The people who produced a tape obtained by CBS News say it shows the real thing: attacks on U.S. forces videotaped by the men who carried them out. As CBS News Correspondent Allen Pizzey reports, they are members of a previously unheard-of Islamic fundamentalist group that calls itself Jaish Ansar al-Sunni.

The group appears to be an offshoot of another organization operating here that the U.S. says has ties to al Qaeda. Their stated aim is to kill Americans and set up an Islamic state in Iraq.

"The tape is certainly not only authentic but highly well-produced," says M.J. Gohel, a terrorism expert with the Asia-Pacific Foundation. "This is strong evidence. This only confirms what we have always suspected. That there is a foreign Islamic presence in Iraq."

The video showcases the group's arsenal and a deadly track record.

Spanish officials confirmed Tuesday night that identity cards shown on the tape belong to members of a group of seven Spanish intelligence officers killed in an ambush on Nov. 30. Until now, no one knew who did it.
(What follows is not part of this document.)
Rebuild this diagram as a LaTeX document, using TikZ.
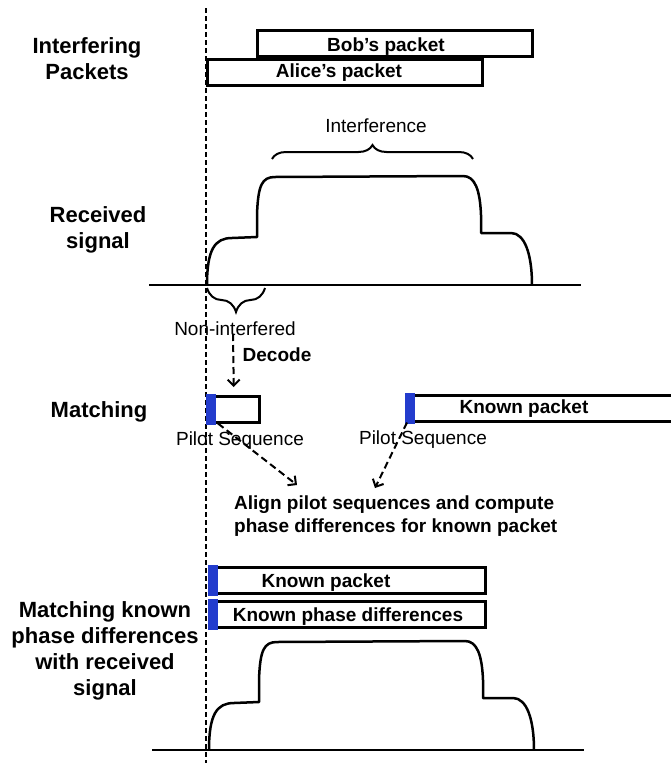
\documentclass[tikz,border=0pt]{standalone}
\usepackage{fontspec}
\setmainfont{Liberation Sans}
\usetikzlibrary{arrows.meta,decorations.pathreplacing}
\definecolor{PilotBlue}{RGB}{35,60,205}

% one received waveform, origin at its left foot
\tikzset{
  rxsignal/.pic={
    \draw[line width=2.5pt, line join=round]
      (0,0) .. controls (0,-36) and (8,-47) .. (25,-47) -- (50,-48) -- (50,-70)
      .. controls (51,-100) and (55,-108) .. (68,-108) -- (256,-109)
      .. controls (268,-109) and (273,-95) .. (274,-70) -- (274,-52) -- (304,-52)
      .. controls (318,-52) and (325,-30) .. (325,0);
  }
}

\begin{document}
\begin{tikzpicture}[
    x=1pt, y=-1pt,
    sidelabel/.style={font=\fontsize{22}{26}\selectfont\bfseries, align=center, inner sep=0pt},
    boxtext/.style={font=\fontsize{19}{22.5}\selectfont\bfseries, inner sep=0pt},
    note/.style={font=\fontsize{19}{22}\selectfont, inner sep=0pt},
    packet/.style={draw, line width=2.5pt, inner sep=0pt, anchor=north west, minimum height=26pt},
    timeline/.style={line width=1.3pt, dash pattern=on 5pt off 3pt},
    axis/.style={line width=2pt},
    dasharrow/.style={line width=2pt, dash pattern=on 7pt off 4pt,
      -{Straight Barb[length=6pt,width=12pt]}},
    bracket/.style={decorate, line width=2pt, decoration={brace, amplitude=#1}}
  ]
  \useasboundingbox (0,0) rectangle (671,763);
  \clip (0,0) rectangle (671,763);

  % time reference
  \coordinate (guide-top) at (206,8);
  \coordinate (guide-bottom) at (206,763);
  \draw[timeline] (guide-top) -- (guide-bottom);

  % interfering packets
  \node[sidelabel, anchor=north] (lbl-interfering) at (87,37) {Interfering\\Packets};
  \node[packet, minimum width=275pt] (bob) at (256,29) {};
  \node[boxtext, anchor=base] (bob-text) at (386,51) {Bob’s packet};
  \node[packet, minimum width=275pt] (alice) at (206,58) {};
  \node[boxtext, anchor=base] (alice-text) at (339,77) {Alice’s packet};

  % received signal
  \node[sidelabel, anchor=north] (lbl-received) at (98,206) {Received\\signal};
  \node[note, anchor=base] (interference) at (376,132) {Interference};
  \draw[bracket=14pt] (272,159) -- (473,159);
  \draw[axis] (149,285) -- (581,285);
  \pic at (207,285) {rxsignal};
  \draw[bracket=24pt] (265,288) -- (207,288);
  \node[note, anchor=base] (non-interfered) at (235,335) {Non-interfered};

  % matching
  \node[sidelabel, anchor=base] (lbl-matching) at (99,417) {Matching};
  \node[packet, minimum width=51pt] (pilot-box) at (207,395) {};
  \fill[PilotBlue] ([xshift=-1.25pt,yshift=1.25pt]pilot-box.north west)
    rectangle ([xshift=9pt,yshift=-1.25pt]pilot-box.south west);
  \node[note, anchor=base] (pilot-left) at (240,445) {Pilot Sequence};
  \node[packet, minimum width=300pt] (known-right) at (406,394) {};
  \fill[PilotBlue] ([xshift=-1.25pt,yshift=1.25pt]known-right.north west)
    rectangle ([xshift=9pt,yshift=-1.25pt]known-right.south west);
  \node[boxtext, anchor=base] (known-right-text) at (524,413) {Known packet};
  \node[note, anchor=base] (pilot-right) at (423,444) {Pilot Sequence};

  \coordinate (decode-start) at (233,334);
  \draw[dasharrow] (decode-start) -- ([yshift=8pt]pilot-box.north);
  \node[boxtext, anchor=base] (decode) at (277,361) {Decode};

  \node[boxtext, align=left, anchor=north west] (align-text) at (234,496)
    {Align pilot sequences and compute\\phase differences for known packet};
  \coordinate (align-left) at (297,485);
  \coordinate (align-right) at (375,488);
  \draw[dasharrow] ([xshift=11pt]pilot-box.south west) -- (align-left);
  \draw[dasharrow] ([xshift=1pt]known-right.south west) -- (align-right);

  % matching known phase differences
  \node[sidelabel, anchor=north] (lbl-final) at (105,601)
    {Matching known\\phase differences\\with received\\signal};
  \node[packet, minimum width=275pt] (known-low) at (209,566) {};
  \fill[PilotBlue] ([xshift=-1.25pt,yshift=1.25pt]known-low.north west)
    rectangle ([xshift=9pt,yshift=-1.25pt]known-low.south west);
  \node[boxtext, anchor=base] (known-low-text) at (326,587) {Known packet};
  \node[packet, minimum width=275pt] (phase-low) at (209,600) {};
  \fill[PilotBlue] ([xshift=-1.25pt,yshift=1.25pt]phase-low.north west)
    rectangle ([xshift=9pt,yshift=-1.25pt]phase-low.south west);
  \node[boxtext, anchor=base] (phase-low-text) at (348,621) {Known phase differences};
  \draw[axis] (152,750) -- (584,750);
  \pic at (209,750) {rxsignal};
\end{tikzpicture}
\end{document}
Other cards appear to be from a Canadian killed Jan. 5 while working for a U.S. contractor.

But the most chilling sequence comes halfway through the 35-minute presentation. It features statements by six young men alleged to have subsequently carried out suicide missions.

The accents of at least three are non-Iraqi, and one speaks Kurdish.

The tape does not appear to have been made as propaganda for a wide audience but rather to be shown in secret; a tool to recruit young Iraqi men for suicide missions. If it succeeds it could raise the insurgency to a new level.

The journalist who obtained the videotape was told by the guerrillas that foreign fighters have carried out 70 percent of the attacks so far.

"They are supplying one single guide to the foreign fighters on the border and leading that foreign fighter, suicide bomber to his target as soon as possible," says journalist Phillip Smucker.

But Iraqi suicide bombers could blend into the crowd. American military officials admit that so far they have not identified a single bomber.

It is impossible to verify that these men actually carried out attacks, but claims made in the video match details of six bombing, including one in which six people died.

U.S. officials say they expect more of the same, which the Jaish al-Sunni video promises to deliver.